%%

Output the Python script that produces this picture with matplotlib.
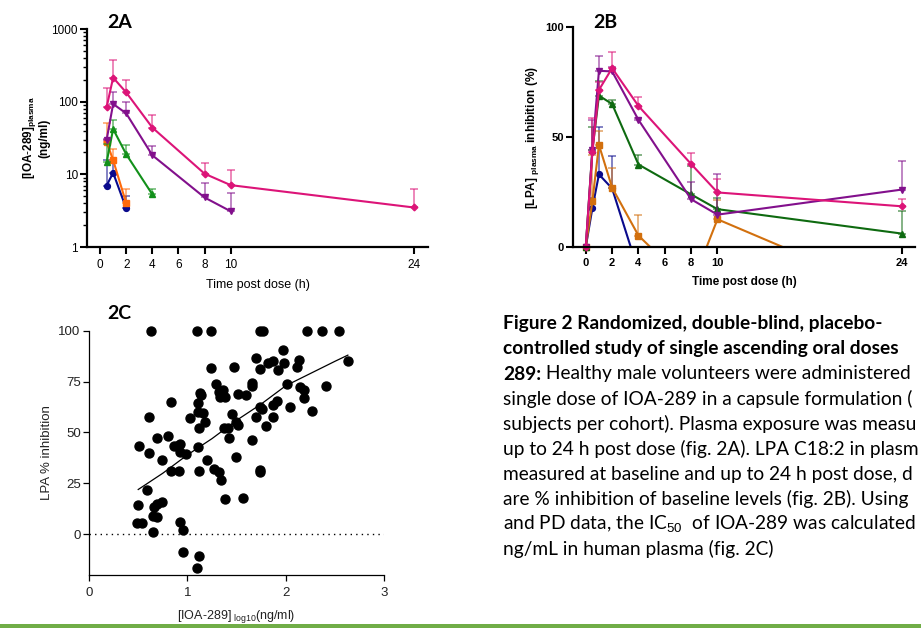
import matplotlib
matplotlib.use("Agg")
import matplotlib.pyplot as plt
import matplotlib.ticker as mticker
from matplotlib.patches import Rectangle
import numpy as np

plt.rcParams['font.family'] = ['Liberation Sans', 'DejaVu Sans']
plt.rcParams['mathtext.fontset'] = 'custom'
plt.rcParams['mathtext.rm'] = 'Liberation Sans'
plt.rcParams['mathtext.bf'] = 'Liberation Sans:bold'

# ---- 2A: plasma concentration (ng/ml), upper error ends
pk_blue_t = [0.5, 1, 2]
pk_blue = [7.0, 10.5, 3.4]
pk_blue_up = [15.7, 15.0, 5.1]
pk_orange_t = [0.5, 1, 2]
pk_orange = [28, 15.7, 4.0]
pk_orange_up = [51, 22, 6.2]
pk_green_t = [0.5, 1, 2, 4]
pk_green = [14.6, 42, 18.9, 5.3]
pk_green_up = [26, 56, 25, 6.3]
pk_purple_t = [0.5, 1, 2, 4, 8, 10]
pk_purple = [29.7, 93, 69, 18.3, 4.8, 3.1]
pk_purple_up = [31, 137, 100, 24.8, 7.7, 5.6]
pk_pink_t = [0.5, 1, 2, 4, 8, 10, 24]
pk_pink = [83.6, 214, 134, 44, 10.2, 7.1, 3.5]
pk_pink_up = [156, 374, 201, 65, 14.3, 11.6, 6.35]

# ---- 2B: LPA inhibition (%)
pd_t = [0, 0.5, 1, 2, 4, 8, 10, 24]
pd_blue_t = [0, 0.5, 1, 2, 4]
pd_blue = [0, 17.6, 33, 26.6, -11]
pd_blue_up = [np.nan, 22.5, 54.4, 41.5, np.nan]
pd_orange = [0, 20.7, 46.4, 27, 5.2, -18, 12.6, -23]
pd_orange_up = [np.nan, 42, 52.9, 35.7, 14.4, np.nan, 21.3, np.nan]
pd_green = [0, 44, 68.8, 65, 37.5, 23.9, 17.2, 6.1]
pd_green_up = [np.nan, 54.7, 75.5, 66.7, 41.6, 36.9, 22.3, 16.4]
pd_purple = [0, 44, 80.1, 79.8, 57.8, 21.7, 14.7, 26.1]
pd_purple_up = [np.nan, 57.8, 87, 82, 58.5, 29.6, 33.4, 38.9]
pd_pink = [0, 43, 71.4, 81.3, 64.1, 37.7, 24.8, 18.5]
pd_pink_up = [np.nan, 58.5, 75, 88.6, 68.4, 42.9, 31.0, 22.0]

# ---- 2C: PK/PD scatter
sc_x = [0.63, 1.10, 1.24, 1.74, 1.77, 2.21, 2.37, 2.54,
        2.63, 1.97, 1.70, 1.74, 1.82, 1.87, 1.92, 1.98, 2.13, 2.11,
        1.24, 1.47, 1.29, 1.32, 1.36, 1.33, 1.38, 1.51, 1.59, 1.66, 1.66,
        2.01, 2.14, 2.18, 2.18, 2.41, 2.27, 2.04, 1.91, 1.87, 1.74, 1.76,
        1.70, 1.87, 1.80, 1.66, 1.74, 1.74,
        1.13, 1.14, 1.11, 1.11, 1.16, 1.03, 1.18, 1.12, 1.45, 1.49, 1.51,
        1.37, 1.41, 1.42, 1.49, 1.11, 1.20, 1.12, 1.27, 1.32, 1.34, 1.38, 1.56,
        0.99, 0.92, 0.89, 0.92, 0.86, 0.80, 0.83, 0.69, 0.61, 0.51, 0.61,
        0.74, 0.83, 0.91, 0.59, 0.50, 0.74, 0.69, 0.66, 0.65, 0.69,
        0.49, 0.54, 0.65, 0.92, 0.95, 0.95, 1.12, 1.10]
sc_y = [100, 100, 100, 100, 100, 100, 100, 100,
        85.1, 90.3, 86.4, 81.2, 84.3, 85.1, 80.7, 84.3, 85.6, 82.2,
        81.8, 82.3, 73.6, 70.0, 70.9, 67.3, 67.6, 68.7, 68.2, 74.1, 72.8,
        73.6, 72.2, 70.9, 67.1, 72.8, 60.7, 62.7, 65.5, 63.5, 62.4, 61.4,
        57.8, 57.4, 53.2, 46.3, 31.6, 30.8,
        69.2, 68.2, 64.3, 60.2, 59.4, 57.3, 55.3, 52.4, 59.1, 55.3, 53.7,
        52.0, 52.0, 47.1, 38.1, 43.0, 36.5, 31.1, 32.1, 30.8, 26.7, 17.2, 18.0,
        39.3, 44.4, 43.4, 40.6, 43.4, 48.3, 65.1, 47.5, 57.4, 43.4, 39.8,
        36.5, 31.1, 31.1, 21.6, 14.4, 16.0, 14.7, 13.6, 9.0, 8.3,
        5.7, 5.4, 1.3, 6.2, 2.1, -8.8, -10.5, -16.7]
fit_x = [0.5, 0.75, 1.0, 1.25, 1.5, 1.75, 2.0, 2.25, 2.5, 2.63]
fit_y = [22, 30, 39, 47, 56, 64, 73, 79, 85, 88]

# caption as it shows inside the cropped panel
caption = [
    [("Figure 2 Randomized, double-blind, placebo-", "bold")],
    [("controlled study of single ascending oral doses", "bold")],
    [("289:", "bold"), (" Healthy male volunteers were administered", "normal")],
    [("single dose of IOA-289 in a capsule formulation (", "normal")],
    [("subjects per cohort). Plasma exposure was measu", "normal")],
    [("up to 24 h post dose (fig. 2A). LPA C18:2 in plasm", "normal")],
    [("measured at baseline and up to 24 h post dose, d", "normal")],
    [("are % inhibition of baseline levels (fig. 2B). Using", "normal")],
    [("and PD data, the IC$_{50}$  of IOA-289 was calculated", "normal")],
    [("ng/mL in human plasma (fig. 2C)", "normal")],
]

W, H = 921, 628
fig = plt.figure(figsize=(W / 100, H / 100), dpi=100)


def axrect(l, r, t, b):
    return [l / W, 1 - b / H, (r - l) / W, (b - t) / H]


def pk_series(ax, t, y, up, color, marker, ms):
    y = np.array(y)
    up = np.array(up)
    ax.errorbar(t, y, yerr=[np.zeros_like(y), up - y], fmt='none', ecolor=color,
                alpha=0.55, elinewidth=1.3, capsize=2.8, capthick=1.3)
    ax.plot(t, y, color=color, lw=1.5, marker=marker, ms=ms, mec=color)


# ---- 2A
axA = fig.add_axes(axrect(87, 428, 29, 247))
pk_series(axA, pk_blue_t, pk_blue, pk_blue_up, '#0A0A8C', 'o', 4.2)
pk_series(axA, pk_orange_t, pk_orange, pk_orange_up, '#FF6A0A', 's', 4.0)
pk_series(axA, pk_green_t, pk_green, pk_green_up, '#12901A', '^', 4.2)
pk_series(axA, pk_purple_t, pk_purple, pk_purple_up, '#82108C', 'v', 4.2)
pk_series(axA, pk_pink_t, pk_pink, pk_pink_up, '#DC1478', 'D', 3.4)
axA.set_yscale('log')
axA.set_ylim(1, 1000)
axA.set_xlim(-1.0, 25.1)
axA.set_xticks([0, 2, 4, 6, 8, 10, 24])
axA.yaxis.set_major_formatter(mticker.FuncFormatter(lambda v, p: f"{v:g}"))
axA.yaxis.set_minor_locator(mticker.LogLocator(base=10, subs=np.arange(2, 10)))
axA.yaxis.set_minor_formatter(mticker.NullFormatter())
axA.tick_params(axis='both', which='major', labelsize=8.5, length=5, width=1.5, pad=1.5)
axA.tick_params(axis='x', which='major', pad=3.5)
axA.tick_params(axis='y', which='minor', length=3, width=1.0)
axA.set_xlabel("Time post dose (h)", fontsize=9, labelpad=6)
axA.set_ylabel(r"$\mathbf{[IOA\text{-}289]_{plasma}}$" + "\n(ng/ml)", fontsize=8.5,
               fontweight='bold', labelpad=1, linespacing=1.05)
axA.text(0.058, 1.03, "2A", transform=axA.transAxes, fontsize=14, fontweight='bold',
         family='Lato', va='center', ha='left')

# ---- 2B
axB = fig.add_axes(axrect(573, 915, 27, 247))
for t, y, up, c, m, ms in [
        (pd_blue_t, pd_blue, pd_blue_up, '#0A0A8C', 'o', 4.2),
        (pd_t, pd_orange, pd_orange_up, '#D2700E', 's', 4.0),
        (pd_t, pd_green, pd_green_up, '#0E6A10', '^', 4.2),
        (pd_t, pd_purple, pd_purple_up, '#82108C', 'v', 4.2),
        (pd_t, pd_pink, pd_pink_up, '#DC1478', 'D', 3.4)]:
    t = np.array(t)
    y = np.array(y)
    up = np.array(up)
    ok = ~np.isnan(up)
    axB.errorbar(t[ok], y[ok], yerr=[np.zeros(ok.sum()), up[ok] - y[ok]], fmt='none',
                 ecolor=c, alpha=0.55, elinewidth=1.3, capsize=2.8, capthick=1.3)
    axB.plot(t, y, color=c, lw=1.5)
    pos = y >= 0
    axB.plot(t[pos], y[pos], ls='none', marker=m, ms=ms, color=c, clip_on=False)
axB.set_ylim(0, 100)
axB.set_xlim(-0.97, 25.0)
axB.set_xticks([0, 2, 4, 6, 8, 10, 24])
axB.set_yticks([0, 50, 100])
axB.tick_params(axis='both', labelsize=8, length=5, width=1.5, pad=1.5)
axB.tick_params(axis='x', pad=3)
for lab in axB.get_xticklabels() + axB.get_yticklabels():
    lab.set_fontweight('bold')
axB.set_xlabel("Time post dose (h)", fontsize=8.5, fontweight='bold', labelpad=6)
axB.set_ylabel(r"$\mathbf{[LPA]}$ $_{\mathbf{plasma}}$ $\mathbf{inhibition\ (\%)}$",
               fontsize=8.5, labelpad=3)
axB.text(0.06, 1.02, "2B", transform=axB.transAxes, fontsize=14, fontweight='bold',
         family='Lato', va='center', ha='left')

for ax in (axA, axB):
    for s in ('top', 'right'):
        ax.spines[s].set_visible(False)
    for s in ('left', 'bottom'):
        ax.spines[s].set_linewidth(1.6)

# ---- 2C
axC = fig.add_axes(axrect(89, 384.3, 330.7, 575))
axC.scatter(sc_x, sc_y, s=42, color='black', zorder=3, clip_on=False)
axC.plot(fit_x, fit_y, color='black', lw=0.9)
axC.axhline(0, color='black', lw=1.0, ls=(0, (1, 3)))
axC.set_xlim(0, 3)
axC.set_ylim(-20, 100)
axC.set_xticks([0, 1, 2, 3])
axC.set_yticks([0, 25, 50, 75, 100])
axC.spines['left'].set_bounds(-20, 100)
for s in ('top', 'right'):
    axC.spines[s].set_visible(False)
for s in ('left', 'bottom'):
    axC.spines[s].set_linewidth(0.9)
axC.tick_params(axis='both', labelsize=9.5, length=4, width=0.9, labelcolor='#222222', pad=2)
axC.tick_params(axis='x', pad=5)
axC.set_xlabel("[IOA-289]$_{\\ \\mathrm{log10}}$(ng/ml)", fontsize=9, color='#222222', labelpad=6)
axC.set_ylabel("LPA % inhibition", fontsize=9.5, color='#222222', labelpad=4)
axC.text(0.063, 1.07, "2C", transform=axC.transAxes, fontsize=14, fontweight='bold',
         family='Lato', va='center', ha='left')

# ---- caption
cap_x = 503.3
fig.canvas.draw()
renderer = fig.canvas.get_renderer()
for i, parts in enumerate(caption):
    x = cap_x / W
    y = 1 - (329.3 + i * 25.1) / H
    for txt, weight in parts:
        t = fig.text(x, y, txt, fontsize=13.8, family='Lato', fontweight=weight,
                     va='baseline', ha='left')
        x = t.get_window_extent(renderer).x1 / fig.bbox.width

# bottom green rule
fig.add_artist(Rectangle((0, 0), 1, 4.5 / H, transform=fig.transFigure,
                         color='#70AD47', lw=0))

fig.savefig("out.png", dpi=100)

%%

#### REQUIRED WORK
Everything from the first line of the listing above through the line that contains "import numpy as np" is to be restated word for word, minus the pictures.

#### RESULT FOR THIS TASK
Output the Python script that produces this picture with matplotlib.
import matplotlib
matplotlib.use("Agg")
import matplotlib.pyplot as plt
import matplotlib.ticker as mticker
from matplotlib.patches import Rectangle
import numpy as np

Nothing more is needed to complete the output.